■ PROBLEM DETAILS: Copy each line exactly. Drop every picture.

■ DATA EXCERPT:
-------------------------

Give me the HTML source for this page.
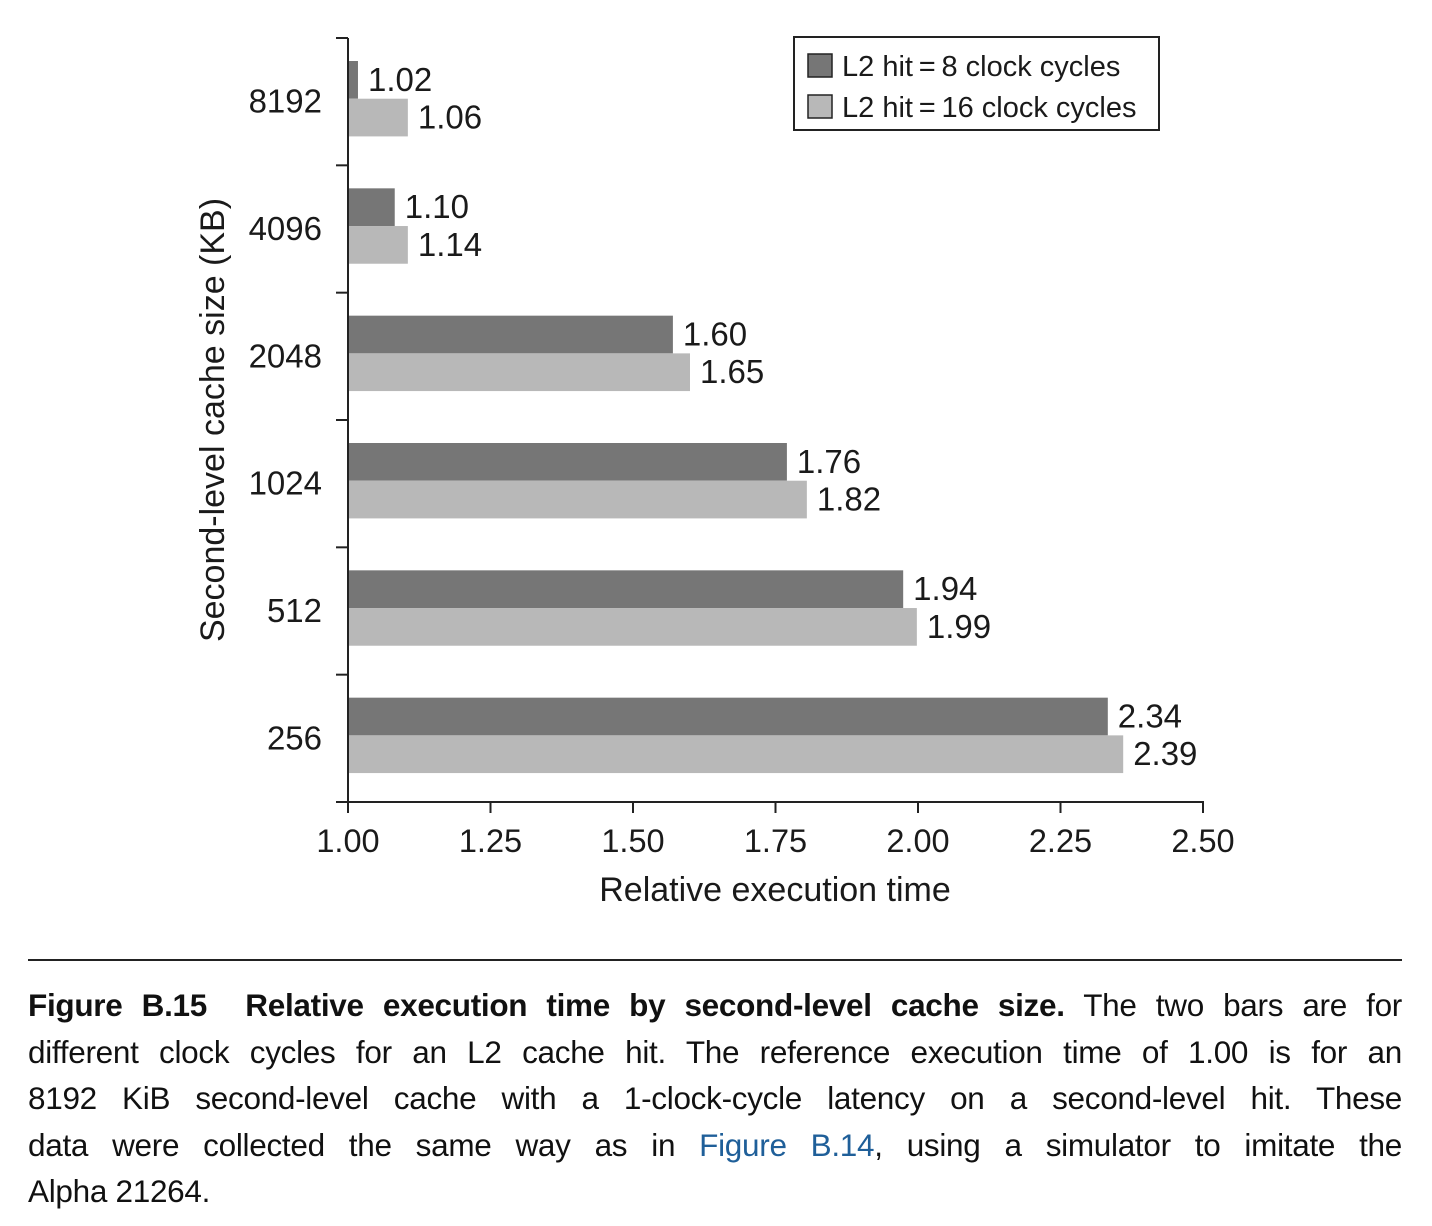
<!DOCTYPE html>
<html>
<head>
<meta charset="utf-8">
<style>
  html,body{margin:0;padding:0;background:#fff;}
  body{width:1432px;height:1226px;position:relative;overflow:hidden;font-family:"Liberation Sans",sans-serif;}
  svg text{font-family:"Liberation Sans",sans-serif;fill:#1a1a1a;}
  #rule{position:absolute;left:28px;top:959px;width:1374px;height:2px;background:#222;}
  #caption{position:absolute;left:28px;top:982px;width:1374px;font-size:31.5px;line-height:46.6px;color:#111;letter-spacing:-0.3px;}
  #caption .ln{text-align:justify;text-align-last:justify;white-space:nowrap;}
  #caption .ln.last{text-align-last:left;}
  #caption a{color:#1f5f99;text-decoration:none;}
</style>
</head>
<body>
<svg id="chart" width="1432" height="940" style="position:absolute;left:0;top:0"></svg>
<div id="rule"></div>
<div id="caption">
  <div class="ln"><b>Figure B.15&nbsp; Relative execution time by second-level cache size.</b> The two bars are for</div>
  <div class="ln">different clock cycles for an L2 cache hit. The reference execution time of 1.00 is for an</div>
  <div class="ln">8192 KiB second-level cache with a 1-clock-cycle latency on a second-level hit. These</div>
  <div class="ln">data were collected the same way as in <a href="#">Figure B.14</a>, using a simulator to imitate the</div>
  <div class="ln last">Alpha 21264.</div>
</div>
<script>
const categories = ["8192","4096","2048","1024","512","256"];
const series8 = [1.0175,1.082,1.57,1.77,1.974,2.333];
const series16 = [1.105,1.105,1.60,1.805,1.998,2.36];
const labels8 = ["1.02","1.10","1.60","1.76","1.94","2.34"];
const labels16 = ["1.06","1.14","1.65","1.82","1.99","2.39"];
const xTicks = [1.00,1.25,1.50,1.75,2.00,2.25,2.50];
const xTickLabels = ["1.00","1.25","1.50","1.75","2.00","2.25","2.50"];

const NS="http://www.w3.org/2000/svg";
const svg=document.getElementById('chart');
const x0=348, x1=1203, xmin=1.0, xmax=2.5;
const yTop=38, yBot=802;
const band=(yBot-yTop)/categories.length;
const xs=v=>x0+(v-xmin)/(xmax-xmin)*(x1-x0);
const yb=i=>yTop+i*band;
function mk(tag,attrs,parent){const e=document.createElementNS(NS,tag);for(const k in attrs)e.setAttribute(k,attrs[k]);(parent||svg).appendChild(e);return e;}

const gBars=mk('g',{});


const bh=37.7, off=23;
categories.forEach((c,i)=>{
  const top=yb(i)+off;
  const r1=mk('rect',{x:x0,y:top,width:xs(series8[i])-x0,height:bh,fill:'#767676'},gBars);
  
  
  const r2=mk('rect',{x:x0,y:top+bh,width:xs(series16[i])-x0,height:bh,fill:'#b8b8b8'},gBars);
  
  
  const t1=mk('text',{x:xs(series8[i])+10,y:top+bh/2+11,'font-size':33},gBars);
  t1.textContent=labels8[i];
  
  
  const t2=mk('text',{x:xs(series16[i])+10,y:top+bh*1.5+11,'font-size':33},gBars);
  t2.textContent=labels16[i];
  
  
  const cl=mk('text',{x:322,y:yb(i)+band/2+11,'font-size':33,'text-anchor':'end'});
  cl.textContent=c;
  
  
});
const ya=mk('line',{x1:x0,y1:yTop,x2:x0,y2:yBot,stroke:'#222','stroke-width':2});


for(let i=0;i<=categories.length;i++){
  const t=mk('line',{x1:336,y1:yb(i),x2:x0,y2:yb(i),stroke:'#222','stroke-width':2});
  
  
}
const xa=mk('line',{x1:x0-1,y1:yBot,x2:x1+1,y2:yBot,stroke:'#222','stroke-width':2});


xTicks.forEach((v,i)=>{
  const t=mk('line',{x1:xs(v),y1:yBot,x2:xs(v),y2:yBot+11,stroke:'#222','stroke-width':2});
  
  
  const l=mk('text',{x:xs(v),y:852,'font-size':32.5,'text-anchor':'middle'});
  l.textContent=xTickLabels[i];
  
  
});
const xt=mk('text',{x:775,y:901,'font-size':34,'text-anchor':'middle'});
xt.textContent='Relative execution time';


const yt=mk('text',{x:0,y:0,'font-size':34,'text-anchor':'middle',transform:'translate(224,420) rotate(-90)'});
yt.textContent='Second-level cache size (KB)';


const lg=mk('g',{});


mk('rect',{x:794,y:37,width:365,height:93,fill:'#fff',stroke:'#222','stroke-width':2},lg);
const le=[['#767676','L2 hit\u2009=\u20098 clock cycles',54],['#b8b8b8','L2 hit\u2009=\u200916 clock cycles',95]];
le.forEach(([c,t,y],i)=>{
  const s=mk('rect',{x:808,y:y,width:24,height:23,fill:c,stroke:'#222','stroke-width':1.5},lg);
  
  
  const tx=mk('text',{x:842,y:y+22,'font-size':29},lg);
  tx.textContent=t;
  
  
});
</script>
</body>
</html>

-------------------------

■ PROBLEM SOLUTION:
Give me the HTML source for this page.
<!DOCTYPE html>
<html>
<head>
<meta charset="utf-8">
<style>
  html,body{margin:0;padding:0;background:#fff;}
  body{width:1432px;height:1226px;position:relative;overflow:hidden;font-family:"Liberation Sans",sans-serif;}
  svg text{font-family:"Liberation Sans",sans-serif;fill:#1a1a1a;}
  #rule{position:absolute;left:28px;top:959px;width:1374px;height:2px;background:#222;}
  #caption{position:absolute;left:28px;top:982px;width:1374px;font-size:31.5px;line-height:46.6px;color:#111;letter-spacing:-0.3px;}
  #caption .ln{text-align:justify;text-align-last:justify;white-space:nowrap;}
  #caption .ln.last{text-align-last:left;}
  #caption a{color:#1f5f99;text-decoration:none;}
</style>
</head>
<body>
<svg id="chart" width="1432" height="940" style="position:absolute;left:0;top:0"></svg>
<div id="rule"></div>
<div id="caption">
  <div class="ln"><b>Figure B.15&nbsp; Relative execution time by second-level cache size.</b> The two bars are for</div>
  <div class="ln">different clock cycles for an L2 cache hit. The reference execution time of 1.00 is for an</div>
  <div class="ln">8192 KiB second-level cache with a 1-clock-cycle latency on a second-level hit. These</div>
  <div class="ln">data were collected the same way as in <a href="#">Figure B.14</a>, using a simulator to imitate the</div>
  <div class="ln last">Alpha 21264.</div>
</div>
<script>
const categories = ["8192","4096","2048","1024","512","256"];
const series8 = [1.0175,1.082,1.57,1.77,1.974,2.333];
const series16 = [1.105,1.105,1.60,1.805,1.998,2.36];
const labels8 = ["1.02","1.10","1.60","1.76","1.94","2.34"];
const labels16 = ["1.06","1.14","1.65","1.82","1.99","2.39"];
const xTicks = [1.00,1.25,1.50,1.75,2.00,2.25,2.50];
const xTickLabels = ["1.00","1.25","1.50","1.75","2.00","2.25","2.50"];

const NS="http://www.w3.org/2000/svg";
const svg=document.getElementById('chart');
const x0=348, x1=1203, xmin=1.0, xmax=2.5;
const yTop=38, yBot=802;
const band=(yBot-yTop)/categories.length;
const xs=v=>x0+(v-xmin)/(xmax-xmin)*(x1-x0);
const yb=i=>yTop+i*band;
function mk(tag,attrs,parent){const e=document.createElementNS(NS,tag);for(const k in attrs)e.setAttribute(k,attrs[k]);(parent||svg).appendChild(e);return e;}

const gBars=mk('g',{});


const bh=37.7, off=23;
categories.forEach((c,i)=>{
  const top=yb(i)+off;
  const r1=mk('rect',{x:x0,y:top,width:xs(series8[i])-x0,height:bh,fill:'#767676'},gBars);
  
  
  const r2=mk('rect',{x:x0,y:top+bh,width:xs(series16[i])-x0,height:bh,fill:'#b8b8b8'},gBars);
  
  
  const t1=mk('text',{x:xs(series8[i])+10,y:top+bh/2+11,'font-size':33},gBars);
  t1.textContent=labels8[i];
  
  
  const t2=mk('text',{x:xs(series16[i])+10,y:top+bh*1.5+11,'font-size':33},gBars);
  t2.textContent=labels16[i];
  
  
  const cl=mk('text',{x:322,y:yb(i)+band/2+11,'font-size':33,'text-anchor':'end'});
  cl.textContent=c;
  
  
});
const ya=mk('line',{x1:x0,y1:yTop,x2:x0,y2:yBot,stroke:'#222','stroke-width':2});


for(let i=0;i<=categories.length;i++){
  const t=mk('line',{x1:336,y1:yb(i),x2:x0,y2:yb(i),stroke:'#222','stroke-width':2});
  
  
}
const xa=mk('line',{x1:x0-1,y1:yBot,x2:x1+1,y2:yBot,stroke:'#222','stroke-width':2});


xTicks.forEach((v,i)=>{
  const t=mk('line',{x1:xs(v),y1:yBot,x2:xs(v),y2:yBot+11,stroke:'#222','stroke-width':2});
  
  
  const l=mk('text',{x:xs(v),y:852,'font-size':32.5,'text-anchor':'middle'});
  l.textContent=xTickLabels[i];
  
  
});
const xt=mk('text',{x:775,y:901,'font-size':34,'text-anchor':'middle'});
xt.textContent='Relative execution time';


const yt=mk('text',{x:0,y:0,'font-size':34,'text-anchor':'middle',transform:'translate(224,420) rotate(-90)'});
yt.textContent='Second-level cache size (KB)';


const lg=mk('g',{});


mk('rect',{x:794,y:37,width:365,height:93,fill:'#fff',stroke:'#222','stroke-width':2},lg);
const le=[['#767676','L2 hit\u2009=\u20098 clock cycles',54],['#b8b8b8','L2 hit\u2009=\u200916 clock cycles',95]];
le.forEach(([c,t,y],i)=>{
  const s=mk('rect',{x:808,y:y,width:24,height:23,fill:c,stroke:'#222','stroke-width':1.5},lg);
  
  
  const tx=mk('text',{x:842,y:y+22,'font-size':29},lg);
  tx.textContent=t;
  
  
});
</script>
</body>
</html>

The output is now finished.